**DATA FOR PROCESSING**
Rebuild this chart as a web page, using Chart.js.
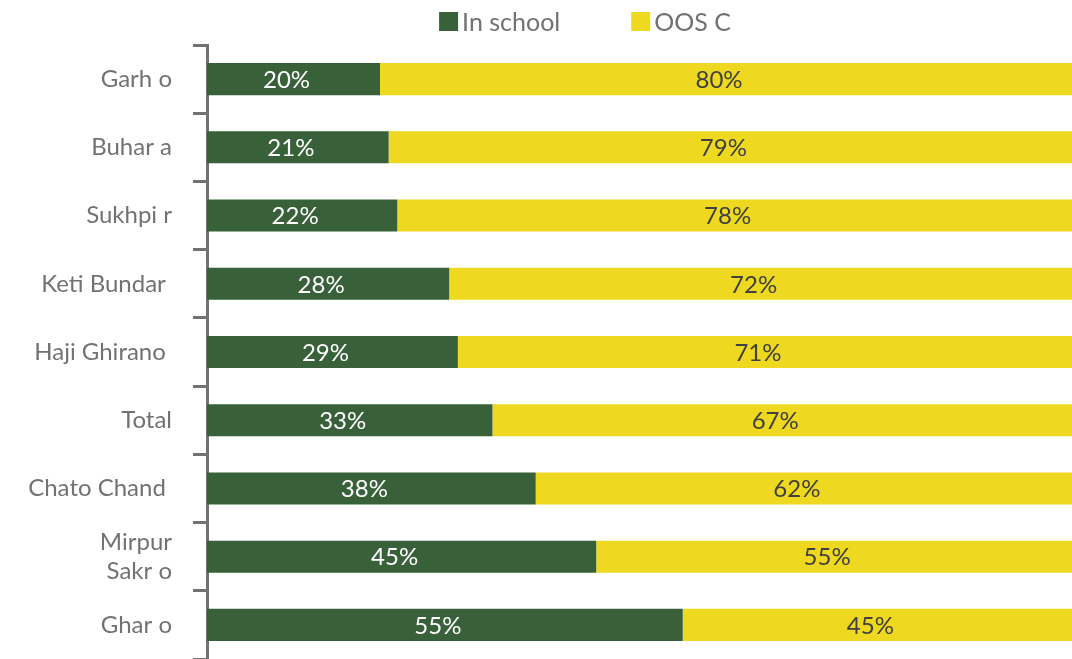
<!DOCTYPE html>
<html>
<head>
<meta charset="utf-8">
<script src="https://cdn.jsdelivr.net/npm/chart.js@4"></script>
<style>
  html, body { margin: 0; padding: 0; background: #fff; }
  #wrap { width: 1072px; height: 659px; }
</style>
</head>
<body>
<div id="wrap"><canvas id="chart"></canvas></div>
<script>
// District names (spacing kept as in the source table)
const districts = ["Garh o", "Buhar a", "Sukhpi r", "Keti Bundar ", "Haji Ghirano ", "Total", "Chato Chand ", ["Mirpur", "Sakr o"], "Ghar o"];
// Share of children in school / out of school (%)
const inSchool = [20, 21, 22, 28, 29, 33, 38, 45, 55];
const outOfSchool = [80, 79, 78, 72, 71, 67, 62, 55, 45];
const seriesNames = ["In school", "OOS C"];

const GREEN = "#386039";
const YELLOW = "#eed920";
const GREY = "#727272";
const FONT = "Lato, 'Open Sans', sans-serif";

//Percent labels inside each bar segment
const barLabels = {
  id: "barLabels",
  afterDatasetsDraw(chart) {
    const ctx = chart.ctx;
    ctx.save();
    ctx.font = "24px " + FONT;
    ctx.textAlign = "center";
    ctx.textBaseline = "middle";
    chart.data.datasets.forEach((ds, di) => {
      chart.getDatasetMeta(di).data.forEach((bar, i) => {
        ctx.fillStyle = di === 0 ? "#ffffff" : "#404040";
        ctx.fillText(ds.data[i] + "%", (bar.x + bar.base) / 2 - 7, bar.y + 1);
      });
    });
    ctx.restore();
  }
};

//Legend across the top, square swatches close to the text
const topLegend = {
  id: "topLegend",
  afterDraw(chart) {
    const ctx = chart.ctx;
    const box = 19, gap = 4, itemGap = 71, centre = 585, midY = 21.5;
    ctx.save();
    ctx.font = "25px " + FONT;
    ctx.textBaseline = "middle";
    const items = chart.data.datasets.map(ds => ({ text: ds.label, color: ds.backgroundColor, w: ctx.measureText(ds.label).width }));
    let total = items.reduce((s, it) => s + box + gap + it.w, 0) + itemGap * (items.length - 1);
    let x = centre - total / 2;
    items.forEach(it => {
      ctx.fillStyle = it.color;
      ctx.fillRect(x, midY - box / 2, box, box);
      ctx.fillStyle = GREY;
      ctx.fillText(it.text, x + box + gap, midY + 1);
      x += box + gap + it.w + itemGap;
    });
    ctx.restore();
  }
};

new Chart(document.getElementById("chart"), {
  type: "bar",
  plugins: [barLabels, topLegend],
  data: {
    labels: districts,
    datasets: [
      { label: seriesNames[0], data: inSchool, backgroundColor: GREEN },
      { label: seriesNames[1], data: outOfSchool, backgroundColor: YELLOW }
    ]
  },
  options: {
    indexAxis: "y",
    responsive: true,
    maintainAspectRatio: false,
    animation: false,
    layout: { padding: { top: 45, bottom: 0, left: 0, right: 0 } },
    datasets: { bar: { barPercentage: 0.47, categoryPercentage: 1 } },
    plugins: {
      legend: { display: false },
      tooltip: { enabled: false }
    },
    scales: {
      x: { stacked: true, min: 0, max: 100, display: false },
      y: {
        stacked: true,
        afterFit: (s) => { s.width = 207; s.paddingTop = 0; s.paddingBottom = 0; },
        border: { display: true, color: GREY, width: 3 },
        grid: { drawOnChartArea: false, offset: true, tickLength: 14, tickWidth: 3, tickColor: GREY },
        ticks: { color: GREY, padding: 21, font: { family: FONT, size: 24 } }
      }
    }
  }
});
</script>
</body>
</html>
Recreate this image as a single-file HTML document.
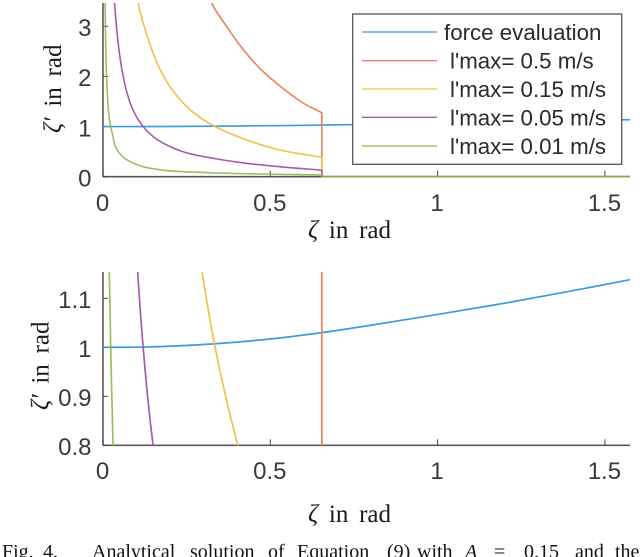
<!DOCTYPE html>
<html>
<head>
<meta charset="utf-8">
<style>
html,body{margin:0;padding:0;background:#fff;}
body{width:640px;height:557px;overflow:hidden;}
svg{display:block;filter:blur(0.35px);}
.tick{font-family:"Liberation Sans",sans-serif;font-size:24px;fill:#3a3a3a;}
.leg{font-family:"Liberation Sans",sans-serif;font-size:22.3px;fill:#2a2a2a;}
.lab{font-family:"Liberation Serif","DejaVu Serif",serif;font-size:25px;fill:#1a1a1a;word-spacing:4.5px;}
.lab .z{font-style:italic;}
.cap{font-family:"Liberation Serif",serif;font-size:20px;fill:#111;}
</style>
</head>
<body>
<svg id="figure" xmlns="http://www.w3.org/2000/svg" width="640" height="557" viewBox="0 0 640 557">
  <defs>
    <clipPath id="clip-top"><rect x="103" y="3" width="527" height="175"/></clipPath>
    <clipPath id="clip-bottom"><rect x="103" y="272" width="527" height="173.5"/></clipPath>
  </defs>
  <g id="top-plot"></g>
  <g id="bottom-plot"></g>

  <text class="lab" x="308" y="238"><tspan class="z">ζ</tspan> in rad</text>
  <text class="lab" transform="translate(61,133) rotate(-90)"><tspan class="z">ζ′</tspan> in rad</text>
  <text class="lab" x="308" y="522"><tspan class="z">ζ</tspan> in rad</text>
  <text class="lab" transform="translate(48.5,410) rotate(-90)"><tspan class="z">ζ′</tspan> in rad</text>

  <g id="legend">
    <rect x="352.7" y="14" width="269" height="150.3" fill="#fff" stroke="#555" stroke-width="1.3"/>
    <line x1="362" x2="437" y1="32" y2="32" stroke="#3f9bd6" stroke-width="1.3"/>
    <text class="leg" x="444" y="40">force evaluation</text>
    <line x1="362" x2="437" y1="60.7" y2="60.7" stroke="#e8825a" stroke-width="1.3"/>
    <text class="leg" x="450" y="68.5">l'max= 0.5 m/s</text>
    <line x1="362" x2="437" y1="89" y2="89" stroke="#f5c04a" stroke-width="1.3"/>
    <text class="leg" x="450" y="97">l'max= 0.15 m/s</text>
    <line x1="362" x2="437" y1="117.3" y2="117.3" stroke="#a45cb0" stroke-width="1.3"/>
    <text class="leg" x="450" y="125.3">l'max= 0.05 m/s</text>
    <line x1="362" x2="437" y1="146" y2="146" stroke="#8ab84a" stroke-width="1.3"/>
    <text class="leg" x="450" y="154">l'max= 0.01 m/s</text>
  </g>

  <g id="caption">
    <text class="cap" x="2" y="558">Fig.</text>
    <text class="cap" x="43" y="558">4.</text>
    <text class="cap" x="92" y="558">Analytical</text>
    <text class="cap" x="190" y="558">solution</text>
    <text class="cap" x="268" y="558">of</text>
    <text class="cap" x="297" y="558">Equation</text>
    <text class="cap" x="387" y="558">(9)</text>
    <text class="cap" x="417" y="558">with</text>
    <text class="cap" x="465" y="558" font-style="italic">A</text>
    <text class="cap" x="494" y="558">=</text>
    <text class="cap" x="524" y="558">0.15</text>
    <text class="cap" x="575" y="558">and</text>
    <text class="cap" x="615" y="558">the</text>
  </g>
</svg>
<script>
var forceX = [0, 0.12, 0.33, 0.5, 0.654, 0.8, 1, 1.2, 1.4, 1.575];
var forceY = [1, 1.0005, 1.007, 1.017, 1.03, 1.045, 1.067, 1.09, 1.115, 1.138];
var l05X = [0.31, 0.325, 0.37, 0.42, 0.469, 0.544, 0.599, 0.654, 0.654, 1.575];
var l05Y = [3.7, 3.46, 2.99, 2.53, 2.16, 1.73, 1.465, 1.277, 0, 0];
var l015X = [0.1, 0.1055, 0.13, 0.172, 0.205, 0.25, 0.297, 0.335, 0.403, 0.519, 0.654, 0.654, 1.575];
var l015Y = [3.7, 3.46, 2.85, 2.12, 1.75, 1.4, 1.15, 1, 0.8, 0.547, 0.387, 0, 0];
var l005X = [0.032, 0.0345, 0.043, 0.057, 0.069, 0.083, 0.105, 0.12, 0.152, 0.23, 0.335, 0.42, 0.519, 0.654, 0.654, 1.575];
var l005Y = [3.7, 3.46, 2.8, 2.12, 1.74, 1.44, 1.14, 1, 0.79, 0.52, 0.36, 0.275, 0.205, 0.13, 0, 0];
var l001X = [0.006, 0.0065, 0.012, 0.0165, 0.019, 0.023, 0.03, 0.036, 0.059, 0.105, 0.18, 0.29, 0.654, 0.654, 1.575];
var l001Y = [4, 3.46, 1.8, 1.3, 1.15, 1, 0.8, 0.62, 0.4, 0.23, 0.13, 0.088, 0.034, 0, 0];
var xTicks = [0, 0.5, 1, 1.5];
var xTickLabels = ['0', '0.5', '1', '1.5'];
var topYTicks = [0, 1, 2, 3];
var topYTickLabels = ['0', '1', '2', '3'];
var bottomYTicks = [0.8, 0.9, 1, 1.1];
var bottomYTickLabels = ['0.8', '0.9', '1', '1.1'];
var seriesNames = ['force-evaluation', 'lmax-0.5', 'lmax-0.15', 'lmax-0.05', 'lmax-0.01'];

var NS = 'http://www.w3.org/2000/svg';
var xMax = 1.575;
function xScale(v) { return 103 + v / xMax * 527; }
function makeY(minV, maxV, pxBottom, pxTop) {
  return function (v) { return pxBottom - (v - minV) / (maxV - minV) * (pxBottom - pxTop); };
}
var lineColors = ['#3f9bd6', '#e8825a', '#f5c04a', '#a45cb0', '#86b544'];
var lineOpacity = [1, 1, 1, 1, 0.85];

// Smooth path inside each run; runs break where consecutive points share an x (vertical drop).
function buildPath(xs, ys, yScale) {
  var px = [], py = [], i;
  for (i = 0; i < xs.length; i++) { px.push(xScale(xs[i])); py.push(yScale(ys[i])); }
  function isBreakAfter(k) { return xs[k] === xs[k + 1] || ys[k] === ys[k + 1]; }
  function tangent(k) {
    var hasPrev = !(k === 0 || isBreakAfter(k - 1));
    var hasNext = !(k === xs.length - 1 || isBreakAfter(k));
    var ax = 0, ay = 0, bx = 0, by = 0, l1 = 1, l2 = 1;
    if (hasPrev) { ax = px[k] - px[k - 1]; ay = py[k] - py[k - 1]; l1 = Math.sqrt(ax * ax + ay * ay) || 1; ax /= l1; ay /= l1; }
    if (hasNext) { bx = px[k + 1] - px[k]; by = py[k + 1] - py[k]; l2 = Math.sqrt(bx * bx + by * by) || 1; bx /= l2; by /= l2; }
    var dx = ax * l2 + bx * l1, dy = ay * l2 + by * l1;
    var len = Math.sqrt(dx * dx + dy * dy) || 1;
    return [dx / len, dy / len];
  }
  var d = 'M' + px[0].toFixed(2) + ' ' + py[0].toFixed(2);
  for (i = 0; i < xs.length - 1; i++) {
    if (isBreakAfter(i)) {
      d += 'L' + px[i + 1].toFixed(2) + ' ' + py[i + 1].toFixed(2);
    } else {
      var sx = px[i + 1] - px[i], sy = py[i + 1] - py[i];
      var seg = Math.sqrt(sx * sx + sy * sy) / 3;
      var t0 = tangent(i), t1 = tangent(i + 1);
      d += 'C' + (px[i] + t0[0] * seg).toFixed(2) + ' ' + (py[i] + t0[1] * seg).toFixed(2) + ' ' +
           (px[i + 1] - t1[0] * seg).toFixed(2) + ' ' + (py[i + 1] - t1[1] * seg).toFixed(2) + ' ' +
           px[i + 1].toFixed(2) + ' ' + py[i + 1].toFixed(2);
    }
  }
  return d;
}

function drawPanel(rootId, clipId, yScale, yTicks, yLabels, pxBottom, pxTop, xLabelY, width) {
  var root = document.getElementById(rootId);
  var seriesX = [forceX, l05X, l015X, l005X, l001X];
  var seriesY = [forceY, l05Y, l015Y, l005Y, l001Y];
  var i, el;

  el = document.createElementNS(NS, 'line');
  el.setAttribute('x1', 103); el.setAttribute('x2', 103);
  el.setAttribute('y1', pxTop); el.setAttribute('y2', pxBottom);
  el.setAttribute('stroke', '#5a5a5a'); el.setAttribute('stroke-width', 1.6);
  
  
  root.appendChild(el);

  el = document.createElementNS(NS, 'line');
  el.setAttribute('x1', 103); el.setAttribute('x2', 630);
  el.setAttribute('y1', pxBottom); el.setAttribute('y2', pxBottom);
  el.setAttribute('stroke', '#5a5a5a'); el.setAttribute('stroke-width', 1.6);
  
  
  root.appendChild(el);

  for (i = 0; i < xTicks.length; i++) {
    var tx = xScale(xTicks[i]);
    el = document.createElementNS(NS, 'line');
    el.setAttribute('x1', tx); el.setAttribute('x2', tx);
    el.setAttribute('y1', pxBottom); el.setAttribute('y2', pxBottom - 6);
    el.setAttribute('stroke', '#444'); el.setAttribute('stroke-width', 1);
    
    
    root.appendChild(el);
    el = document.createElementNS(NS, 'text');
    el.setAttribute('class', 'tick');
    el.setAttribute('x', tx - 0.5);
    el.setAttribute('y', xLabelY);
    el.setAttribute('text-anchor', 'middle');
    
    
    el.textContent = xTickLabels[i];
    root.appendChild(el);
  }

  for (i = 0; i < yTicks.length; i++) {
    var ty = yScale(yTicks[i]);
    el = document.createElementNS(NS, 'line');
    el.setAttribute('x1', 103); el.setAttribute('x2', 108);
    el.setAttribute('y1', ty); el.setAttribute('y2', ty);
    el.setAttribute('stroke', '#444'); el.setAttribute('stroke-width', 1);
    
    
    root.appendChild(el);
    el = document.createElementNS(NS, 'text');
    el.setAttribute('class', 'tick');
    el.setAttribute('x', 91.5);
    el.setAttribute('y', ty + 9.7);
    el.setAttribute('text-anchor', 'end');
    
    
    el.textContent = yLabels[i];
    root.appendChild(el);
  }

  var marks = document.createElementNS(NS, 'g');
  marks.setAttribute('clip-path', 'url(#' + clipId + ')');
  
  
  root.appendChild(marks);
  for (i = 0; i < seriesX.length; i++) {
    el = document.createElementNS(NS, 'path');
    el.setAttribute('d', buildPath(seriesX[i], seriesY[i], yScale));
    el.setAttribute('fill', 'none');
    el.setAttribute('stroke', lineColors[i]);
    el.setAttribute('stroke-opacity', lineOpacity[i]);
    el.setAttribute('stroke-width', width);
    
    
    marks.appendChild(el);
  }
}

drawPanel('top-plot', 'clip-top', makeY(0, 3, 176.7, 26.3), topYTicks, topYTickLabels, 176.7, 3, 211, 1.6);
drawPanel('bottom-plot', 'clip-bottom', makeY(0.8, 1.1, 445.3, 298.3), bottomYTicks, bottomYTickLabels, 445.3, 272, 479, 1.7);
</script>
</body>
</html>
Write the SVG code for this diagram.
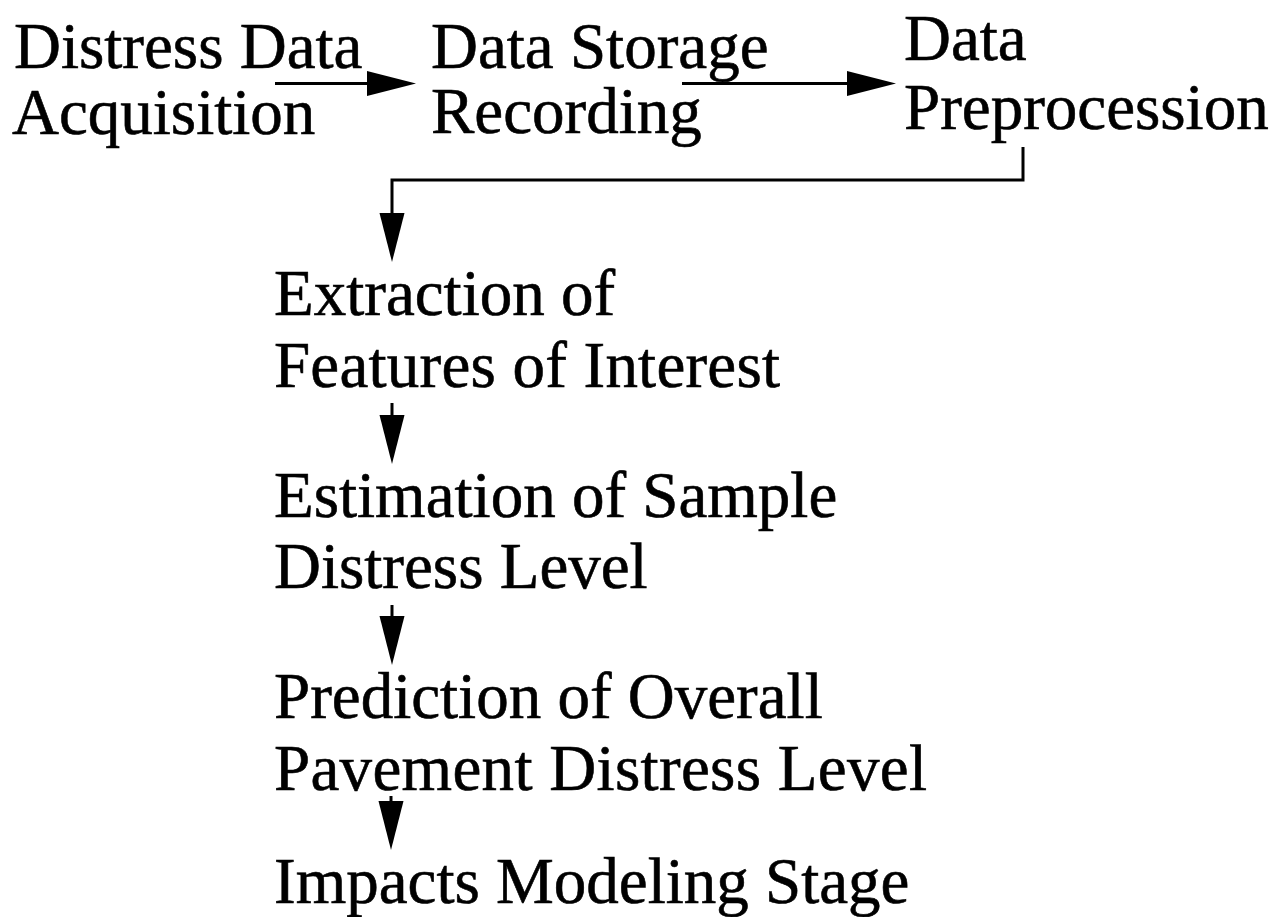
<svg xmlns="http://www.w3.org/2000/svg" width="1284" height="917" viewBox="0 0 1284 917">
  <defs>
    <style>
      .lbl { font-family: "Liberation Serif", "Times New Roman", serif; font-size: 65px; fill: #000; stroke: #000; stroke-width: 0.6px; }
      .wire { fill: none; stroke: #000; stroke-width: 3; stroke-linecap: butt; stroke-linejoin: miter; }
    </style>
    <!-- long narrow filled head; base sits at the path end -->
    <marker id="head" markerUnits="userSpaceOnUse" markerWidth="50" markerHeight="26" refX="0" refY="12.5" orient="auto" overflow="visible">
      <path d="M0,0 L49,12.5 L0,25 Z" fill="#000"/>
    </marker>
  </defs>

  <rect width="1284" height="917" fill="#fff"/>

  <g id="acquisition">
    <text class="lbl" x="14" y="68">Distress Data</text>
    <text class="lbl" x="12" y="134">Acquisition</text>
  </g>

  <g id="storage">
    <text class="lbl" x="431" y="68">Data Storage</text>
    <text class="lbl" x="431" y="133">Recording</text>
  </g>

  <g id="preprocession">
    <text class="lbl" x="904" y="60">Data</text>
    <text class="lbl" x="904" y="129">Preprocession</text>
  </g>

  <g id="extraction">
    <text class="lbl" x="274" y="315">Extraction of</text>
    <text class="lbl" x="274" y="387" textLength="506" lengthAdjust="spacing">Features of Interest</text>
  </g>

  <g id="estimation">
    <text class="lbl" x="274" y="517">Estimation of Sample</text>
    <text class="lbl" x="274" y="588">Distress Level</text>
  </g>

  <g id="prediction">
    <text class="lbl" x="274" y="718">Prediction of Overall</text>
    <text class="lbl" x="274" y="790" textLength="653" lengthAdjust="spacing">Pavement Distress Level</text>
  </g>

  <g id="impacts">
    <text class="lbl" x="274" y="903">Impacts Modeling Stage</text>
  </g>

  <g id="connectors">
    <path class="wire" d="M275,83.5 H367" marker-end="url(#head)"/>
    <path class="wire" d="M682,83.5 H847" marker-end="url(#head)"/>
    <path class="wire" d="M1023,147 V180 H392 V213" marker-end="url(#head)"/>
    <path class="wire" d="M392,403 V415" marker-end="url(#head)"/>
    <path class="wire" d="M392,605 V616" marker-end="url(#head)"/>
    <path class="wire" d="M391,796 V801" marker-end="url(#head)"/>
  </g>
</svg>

**REQUIRED WORK**
Examine the entries and report how many of their lines contain the string "this", giving no more than the number.

**SOLUTION**
3